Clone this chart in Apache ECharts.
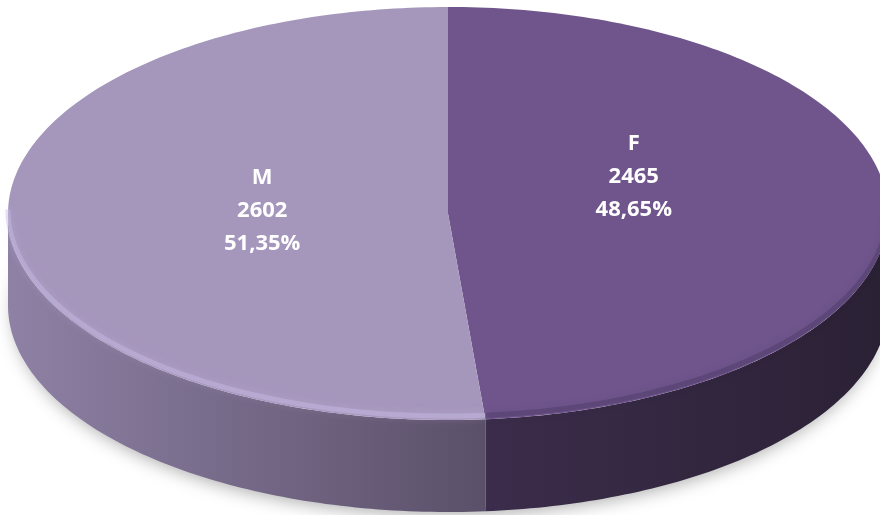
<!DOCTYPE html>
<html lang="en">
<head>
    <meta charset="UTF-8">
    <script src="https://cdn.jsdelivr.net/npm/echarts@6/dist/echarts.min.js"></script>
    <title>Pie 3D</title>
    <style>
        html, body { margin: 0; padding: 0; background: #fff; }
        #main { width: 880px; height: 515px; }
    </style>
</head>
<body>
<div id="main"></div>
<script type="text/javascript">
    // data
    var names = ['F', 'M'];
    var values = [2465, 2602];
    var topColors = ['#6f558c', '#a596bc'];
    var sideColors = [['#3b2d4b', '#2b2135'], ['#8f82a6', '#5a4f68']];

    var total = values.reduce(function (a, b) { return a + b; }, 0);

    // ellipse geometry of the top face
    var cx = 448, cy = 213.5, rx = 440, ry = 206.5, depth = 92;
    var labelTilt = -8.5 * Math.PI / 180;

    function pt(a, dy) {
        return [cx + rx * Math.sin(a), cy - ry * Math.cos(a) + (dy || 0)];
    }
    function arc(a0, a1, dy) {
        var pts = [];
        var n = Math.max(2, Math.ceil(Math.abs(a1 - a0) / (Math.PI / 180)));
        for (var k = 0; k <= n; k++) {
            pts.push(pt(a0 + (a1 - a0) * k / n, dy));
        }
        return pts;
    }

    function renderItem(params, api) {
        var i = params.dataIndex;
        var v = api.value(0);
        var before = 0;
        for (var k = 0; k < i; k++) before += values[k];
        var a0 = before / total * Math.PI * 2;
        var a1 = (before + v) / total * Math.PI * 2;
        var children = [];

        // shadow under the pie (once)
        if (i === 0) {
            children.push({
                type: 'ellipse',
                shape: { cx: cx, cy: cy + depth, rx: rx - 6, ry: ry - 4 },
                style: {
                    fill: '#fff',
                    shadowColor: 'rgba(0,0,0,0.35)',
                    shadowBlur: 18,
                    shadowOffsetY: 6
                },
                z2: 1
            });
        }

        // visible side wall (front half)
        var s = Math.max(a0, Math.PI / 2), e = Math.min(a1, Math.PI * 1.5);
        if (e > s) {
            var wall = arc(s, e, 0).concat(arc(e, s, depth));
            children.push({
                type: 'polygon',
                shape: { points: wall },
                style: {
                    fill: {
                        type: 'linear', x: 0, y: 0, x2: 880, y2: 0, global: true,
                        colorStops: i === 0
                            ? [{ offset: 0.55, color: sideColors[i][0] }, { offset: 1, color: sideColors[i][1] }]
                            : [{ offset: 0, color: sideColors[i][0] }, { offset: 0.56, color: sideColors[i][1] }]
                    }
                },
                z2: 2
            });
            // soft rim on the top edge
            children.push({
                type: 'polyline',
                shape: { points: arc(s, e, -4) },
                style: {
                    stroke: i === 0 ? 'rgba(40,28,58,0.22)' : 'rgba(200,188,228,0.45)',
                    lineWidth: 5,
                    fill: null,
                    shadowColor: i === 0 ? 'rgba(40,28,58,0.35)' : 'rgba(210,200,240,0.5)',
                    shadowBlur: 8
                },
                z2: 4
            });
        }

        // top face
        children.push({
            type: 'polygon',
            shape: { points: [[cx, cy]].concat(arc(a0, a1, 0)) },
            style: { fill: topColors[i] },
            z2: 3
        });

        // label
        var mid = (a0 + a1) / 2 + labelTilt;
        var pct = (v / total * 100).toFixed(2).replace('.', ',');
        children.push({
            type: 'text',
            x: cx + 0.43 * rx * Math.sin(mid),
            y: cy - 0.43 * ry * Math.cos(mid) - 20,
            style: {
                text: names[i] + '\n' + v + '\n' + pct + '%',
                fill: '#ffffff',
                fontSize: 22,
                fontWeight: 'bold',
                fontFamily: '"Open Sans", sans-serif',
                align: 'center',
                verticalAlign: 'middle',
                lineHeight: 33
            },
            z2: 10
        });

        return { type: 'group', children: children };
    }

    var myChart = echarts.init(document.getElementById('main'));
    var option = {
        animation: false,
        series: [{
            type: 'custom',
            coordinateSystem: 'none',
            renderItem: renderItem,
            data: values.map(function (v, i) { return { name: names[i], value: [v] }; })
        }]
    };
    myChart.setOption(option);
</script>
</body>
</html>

OBJECTIVE:
Leave out the pictures. Transcribe only the lines above, from the first through the one that contains "[['#3b2d4b', '#2b2135'], ['#8f82a6', '#5a4f68']];".

SOLUTION TO THE PROBLEM:
Clone this chart in Apache ECharts.
<!DOCTYPE html>
<html lang="en">
<head>
    <meta charset="UTF-8">
    <script src="https://cdn.jsdelivr.net/npm/echarts@6/dist/echarts.min.js"></script>
    <title>Pie 3D</title>
    <style>
        html, body { margin: 0; padding: 0; background: #fff; }
        #main { width: 880px; height: 515px; }
    </style>
</head>
<body>
<div id="main"></div>
<script type="text/javascript">
    // data
    var names = ['F', 'M'];
    var values = [2465, 2602];
    var topColors = ['#6f558c', '#a596bc'];
    var sideColors = [['#3b2d4b', '#2b2135'], ['#8f82a6', '#5a4f68']];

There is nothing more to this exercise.